Ideal


Tomorrow is Thanksgiving and we are going out to dinner with my best friends  family, which I am really excited about because the dinner menu sounds really yummy.  Buy as I was driving around town today and noticing car plates from other states, I got kind of sad.  I have always wanted one of those holidays where you fly or drive somewhere and there is a whole family to celebrate with, a house with lots of extra rooms, people play games and cards and talk all night and just catch up, it’s in the woods and it snows there,warm quilts in each room, lots of generations in one house, sharing dinner & talking, people sneaking out to the back deck to have a cigarette with their wine.  Yes I know that’s a movie or a bunch of movies.
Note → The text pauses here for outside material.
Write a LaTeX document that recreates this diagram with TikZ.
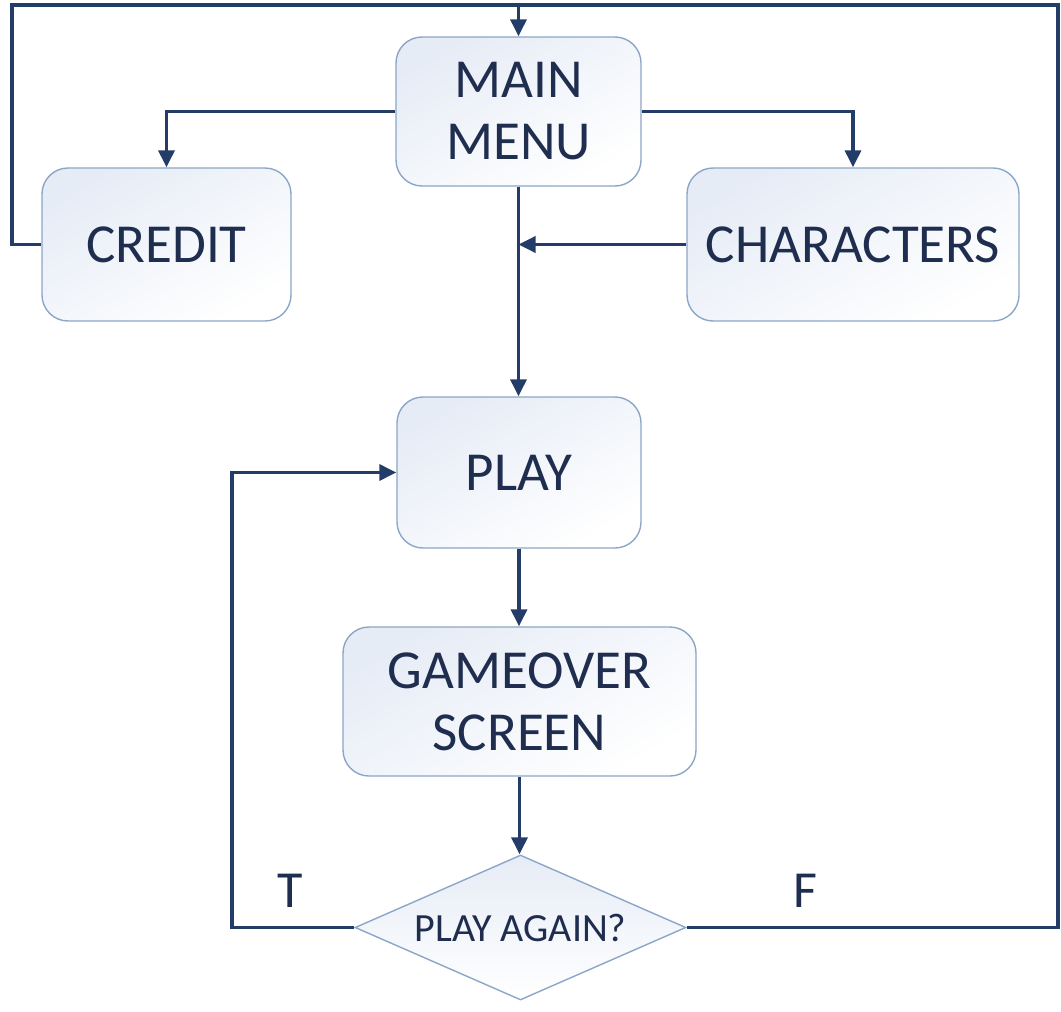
\documentclass[tikz,border=0pt]{standalone}
\usepackage{fontspec}
\setmainfont{Carlito}
\usetikzlibrary{arrows.meta,shapes.geometric}
\definecolor{navy}{HTML}{243C68}
\definecolor{txt}{HTML}{1F2D4F}
\definecolor{bord}{HTML}{8CA6C8}
\definecolor{fillA}{HTML}{E6ECF6}
\tikzset{
  box/.style={draw=bord, line width=1.4pt, rounded corners=26pt, top color=fillA, bottom color=white,
    shading angle=30, text=txt, align=center, inner sep=0pt,
    font=\fontsize{55}{62}\selectfont},
  conn/.style={draw=navy, line width=3.5pt},
  arr/.style={conn, -{Triangle[length=17pt,width=16pt]}},
  lab/.style={text=txt, font=\fontsize{52}{60}\selectfont}
}
\begin{document}
\begin{tikzpicture}[x=1pt,y=-1pt]
\useasboundingbox (0,0) rectangle (1061,1012);
\node[box, minimum width=245pt, minimum height=149pt] (main) at (518.5,111.5) {MAIN\\MENU};
\node[box, minimum width=249pt, minimum height=153pt] (credit) at (166.5,244.5) {CREDIT};
\node[box, minimum width=332pt, minimum height=153pt] (chars) at (853,244.5) {CHARACTERS};
\node[box, minimum width=244pt, minimum height=151pt] (play) at (519,472.5) {PLAY};
\node[box, minimum width=353pt, minimum height=149pt] (over) at (519.5,701.5) {GAMEOVER\\SCREEN};
\node[draw=bord, line width=1.4pt, shape=diamond, aspect=2.28, top color=fillA, bottom color=white, text=txt,
  inner sep=0pt, minimum width=331pt, minimum height=145pt,
  font=\fontsize{40}{48}\selectfont] (dia) at (520.5,927.5) {PLAY AGAIN?};
\coordinate (tl) at (12,5);
\coordinate (tr) at (1058,5);
\coordinate (lx) at (232,0);
\draw[conn] (credit.west) -| (tl) -- (tr) |- (dia.east);
\draw[arr] (main.north |- tl) -- (main.north);
\draw[arr] (main.west) -| (credit.north);
\draw[arr] (main.east) -| (chars.north);
\draw[arr] (main.south) -- (main.south |- play.north);
\draw[arr] (chars.west) -- (chars.west -| main.south);
\draw[arr] (play.south) -- (play.south |- over.north);
\draw[arr] (over.south) -- (over.south |- dia.north);
\draw[arr] (dia.west) -| (lx |- play.west) -- (play.west);
\node[lab] (t) at (290,891) {T};
\node[lab] (f) at (805,891) {F};
\end{tikzpicture}
\end{document}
I don’t know anyone who has Thanksgiving like that.  When I was younger my grandmother did a nice big dinner for us and we actually used to fly home for that holiday when I lived abroad, so I did travel to dinner, but there was never a house overflowing with people and fresh OJ in the morning.  In my dreams there is always a house with lots of people and everyone gets along and has fun and is so glad to see each other and that’s my dreams for every holiday. Maybe I miss my grandparents a lot this year.  Part of me wishes my kids and my husband and I were just on vacation somewhere that didn’t seem Thanksgiving-y.  Who knows maybe one day, I’ll have daughter & son in law and grandkids and a big ole house to welcome everyone home to, to prepare meals and games and day trips that the whole family can take.

How can you make the holiday feel personal and full of family closeness when your family is tiny? How can you recreate a full complete family, when you’ve never had that?